In one of the most decisive moves in the restructuring of Swindon’s local governance, Swindon Borough Council’s cabinet meeting on 17 August could see a proposed plan for several new parishes, and expansion of existing parish boundaries, approved.
As it stands the 16 existing parish councils cover just over 40 per cent of Swindon’s households, and the plans would see the remaining 59 per cent split between four new parish councils; West Swindon, South Swindon, North Central Swindon and South Central Swindon.
The ongoing ‘community governance review’ has included several months of public meetings, with many community groups and residents associations offering their views on how parishing would work in their areas.
Nythe Parish Council would be asked to take on the areas of Eldene and Liden under the proposed plans, whilst Blunsdon St Andrew would be carved into two separate councils, split by the A419.
The new councils would be asked to take on certain responsibilities from the Borough such as grass cutting, graffiti and litter management, with each parish able to decide initially how many of these services they are able to take on. As Swindon Borough Council seeks to reduce their reduction in costs by 2020, these services could also include management of community centres and libraries in the parished areas.
It was stated via the SBC website that these new parishes will bring an increase in council tax, via a new parish precept, of £75 on average per household for a Band D property. This could increase further however, as parishes take on additional services in the future.
In the newly created Central South Swindon parish, the sheer amount of retail space and commercial buildings could see this increase doubled. The council have been in discussions with local business groups with regards to a voluntary £400,000 contribution towards offsetting some of this additional cost to the taxpayer, but nothing has been confirmed.
Councillor Mary Martin, cabinet member for Communities said: “I don’t think people are opposed to parishing in Swindon per se, but they have made their views known regarding the boundaries and we have tried to take that into account.
“Maintaining the status quo is not an option. If 12 months down the line the grass isn’t being cut in half the borough and litter wasn’t being picked up, but the other half was receiving those services, I think people would very quickly notice that.
“We are in the very difficult position where historically Swindon is half parished and half not. I think the people that attended our public meetings understood a lot about parishing but it isn’t something that grabs people’s attention, as long as the services continue to be provided.”
When asked about the potential timescale for parishing, Cllr Martin said: “We would look to have the Shadow Parish Councils in place by December/January so they could set their rates for April, the 2017/18 financial year. From the point of creation, the new councils will be autonomous.”
Cllr Jim Grant, Leader of the Swindon Labour Group, has responded to Swindon Council’s Parishing Plans. He said: “These parish proposals will go down as one of the biggest subversions of local democracy in Swindon’s history.

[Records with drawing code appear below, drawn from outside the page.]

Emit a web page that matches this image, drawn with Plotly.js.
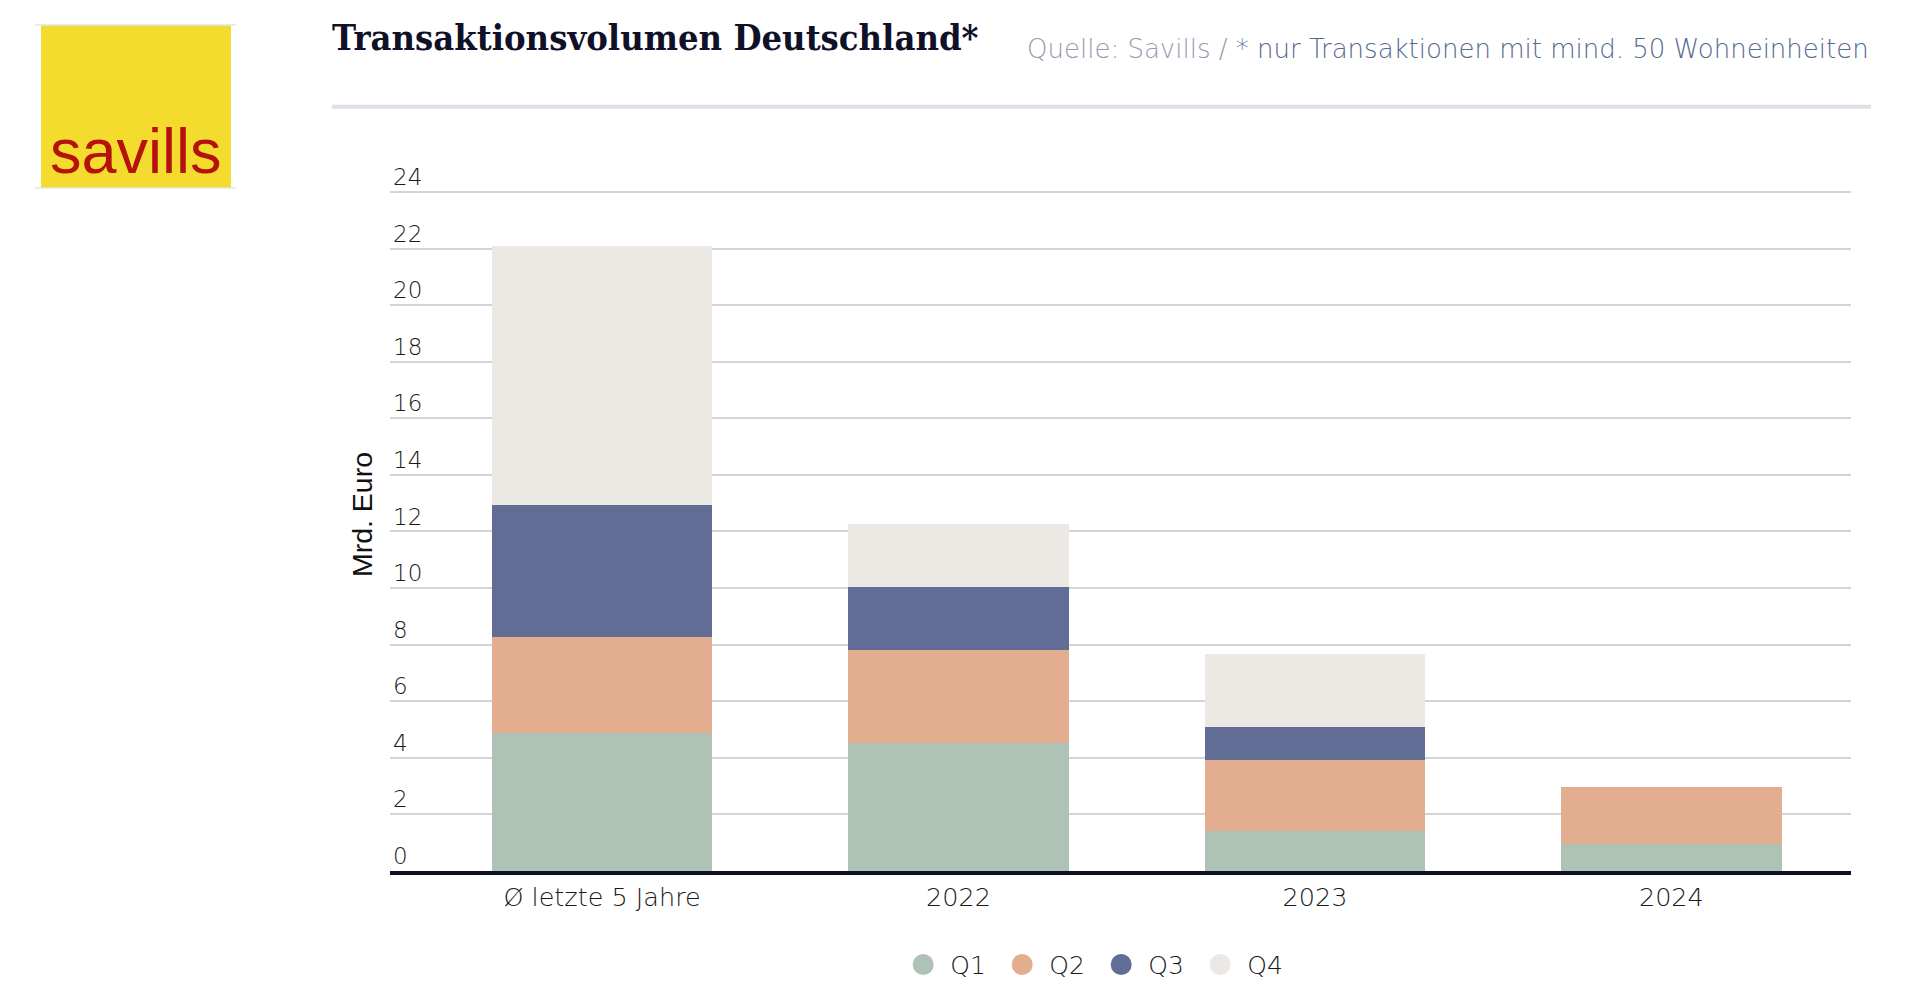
<!DOCTYPE html>
<html>
<head>
<meta charset="utf-8">
<script src="https://cdn.plot.ly/plotly-3.0.1.min.js"></script>
<style>
  html, body { margin: 0; padding: 0; background: #ffffff; }
  #chart { width: 1920px; height: 1000px; }
</style>
</head>
<body>
<div id="chart"></div>
<script>
// ---- data ----
const categories = ['Ø letzte 5 Jahre', '2022', '2023', '2024'];
const seriesNames = ['Q1', 'Q2', 'Q3', 'Q4'];
const q1 = [4.87, 4.52, 1.40, 0.96];
const q2 = [3.39, 3.28, 2.51, 2.02];
const q3 = [4.68, 2.24, 1.18, 0];
const q4 = [9.15, 2.24, 2.58, 0];
const yTicks = [0, 2, 4, 6, 8, 10, 12, 14, 16, 18, 20, 22, 24];

const titleText = 'Transaktionsvolumen Deutschland*';
const sourceText = 'Quelle: Savills / * nur Transaktionen mit mind. 50 Wohneinheiten';
const yTitle = 'Mrd. Euro';

// ---- styles ----
const colors = ['#afc2b6', '#e3ae8f', '#626d96', '#ece8e3'];
const lightFont = '"DejaVu Sans", Inter, sans-serif';
const values = [q1, q2, q3, q4];

const traces = [];
values.forEach((v, i) => {
  traces.push({
    type: 'bar',
    name: seriesNames[i],
    x: categories,
    y: v,
    marker: { color: colors[i], line: { width: 0 } },
    showlegend: false,
    hoverinfo: 'skip'
  });
});
// legend entries (round markers)
seriesNames.forEach((n, i) => {
  traces.push({
    type: 'scatter',
    mode: 'markers',
    name: n,
    x: [null],
    y: [null],
    marker: { symbol: 'circle', size: 16, color: colors[i], line: { color: colors[i], width: 5 } },
    showlegend: true,
    hoverinfo: 'skip'
  });
});

// pixel helpers for paper coords (plot: x 390..1851, y 157.8..888)
const L = 390, R = 1851, T = 157.8, B = 888;
const px = x => (x - L) / (R - L);
const py = y => (B - y) / (B - T);

const layout = {
  width: 1920,
  height: 1000,
  margin: { l: L, r: 1920 - R, t: T, b: 1000 - B, pad: 0 },
  paper_bgcolor: '#ffffff',
  plot_bgcolor: '#ffffff',
  barmode: 'stack',
  bargap: 0.381,
  showlegend: true,
  title: {
    text: titleText,
    x: 332 / 1920,
    xref: 'container',
    xanchor: 'left',
    y: 1 - 37 / 1000,
    yref: 'container',
    yanchor: 'middle',
    font: { family: '"DejaVu Serif Condensed", "DejaVu Serif", serif', size: 36, weight: 700, color: '#0f1128' }
  },
  xaxis: {
    type: 'category',
    range: [-0.595, 3.504],
    showline: true,
    linecolor: '#0e1024',
    linewidth: 4,
    showgrid: false,
    zeroline: false,
    ticks: '',
    tickfont: { family: lightFont, size: 25.5, weight: 200, color: '#1a1a1a' },
    fixedrange: true
  },
  yaxis: {
    range: [0, 25.2],
    tickvals: yTicks,
    ticktext: yTicks.map(String),
    showgrid: true,
    gridcolor: '#d3d3d8',
    gridwidth: 2,
    zeroline: false,
    showline: false,
    ticks: '',
    ticklabelposition: 'inside',
    ticklabelshift: -15,
    ticklabelstandoff: 0,
    tickfont: { family: lightFont, size: 23, weight: 200, color: '#1a1a1a' },
    title: {
      text: yTitle,
      font: { family: '"Liberation Sans", Arial, sans-serif', size: 28.5, color: '#111111' },
      standoff: 12
    },
    fixedrange: true
  },
  legend: {
    orientation: 'h',
    traceorder: 'normal',
    x: 0.482,
    xanchor: 'center',
    y: py(984),
    yanchor: 'middle',
    itemwidth: 44,
    entrywidth: 40,
    font: { family: lightFont, size: 25, weight: 200, color: '#1a1a1a' },
    itemclick: false,
    itemdoubleclick: false
  },
  shapes: [
    { type: 'line', xref: 'paper', yref: 'paper', x0: px(332), x1: px(1871), y0: py(105.4), y1: py(105.4),
      line: { color: '#dde0e7', width: 4 } },
    { type: 'rect', xref: 'paper', yref: 'paper', x0: px(41), x1: px(231), y0: py(188), y1: py(22),
      fillcolor: '#f4dc2f', line: { width: 0 } },
    { type: 'line', xref: 'paper', yref: 'paper', x0: px(35), x1: px(236), y0: py(21.5), y1: py(21.5),
      line: { color: '#dadada', width: 1 } },
    { type: 'line', xref: 'paper', yref: 'paper', x0: px(35), x1: px(236), y0: py(188.5), y1: py(188.5),
      line: { color: '#dadada', width: 1 } }
  ],
  annotations: [
    {
      xref: 'paper', yref: 'paper', x: px(1871), y: py(46.6), xanchor: 'right', yanchor: 'middle',
      showarrow: false,
      text: '<span style="color:#939cb0">Quelle: Savills / </span><span style="color:#56698f">* nur Transaktionen mit mind. 50 Wohneinheiten</span>',
      font: { family: lightFont, size: 26, weight: 200, color: '#56698f' }
    },
    {
      xref: 'paper', yref: 'paper', x: px(136), y: py(151), xanchor: 'center', yanchor: 'middle',
      showarrow: false,
      text: 'savills',
      font: { family: '"Liberation Sans", Arial, sans-serif', size: 63, color: '#b5120e' }
    }
  ]
};

Plotly.newPlot('chart', traces, layout, { displayModeBar: false, responsive: false });
</script>
</body>
</html>
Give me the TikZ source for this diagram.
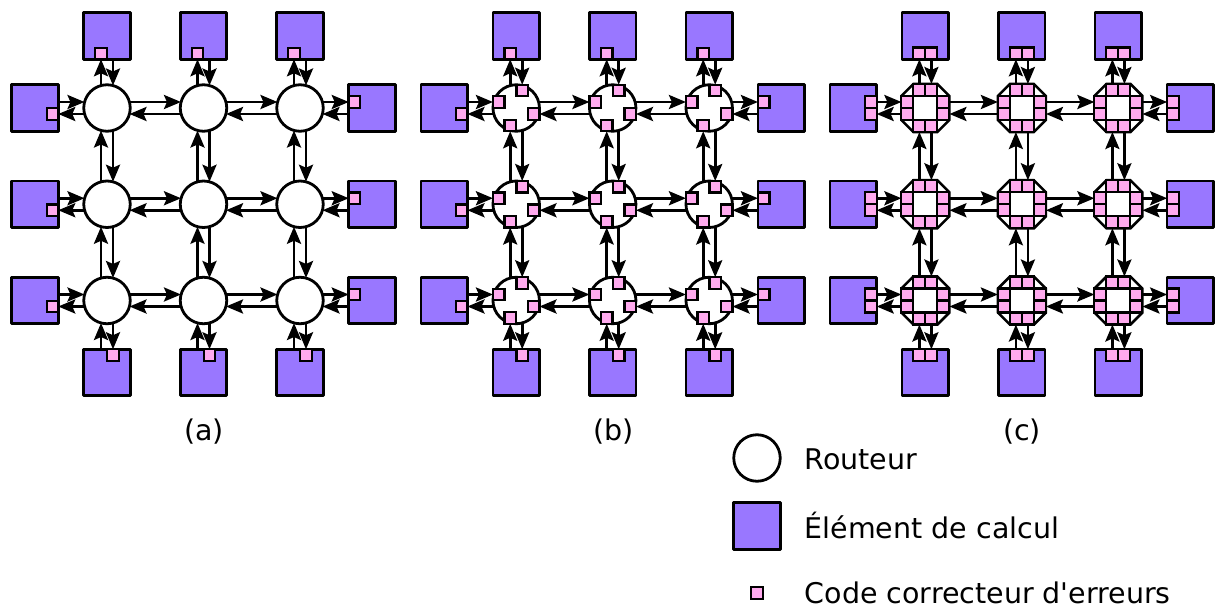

“The Conservatives are proposing to force on people new parish councils they haven’t asked for and impose council services on these new parish councils which people will have to pay for. Our understanding is the council-tax will go up by at least £120 in the current non-parished areas because of the parish precept people will have to pay. It will, in effect, be a stealth tax on people.
“Their proposals will rip up the knowledge base and skills Swindon Council has in delivering local services and will be replaced with a minimum wage, low quality contracted parish service. People will no longer know where to turn when they want the grass cut or shrub trimmed in their local green spaces.
“People will also now have to pay for a parish clerk and other parish council infrastructure they never used to have to pay for. They’re adding significant costs on people without letting them have a say on this through a local referendum and that is simply wrong.”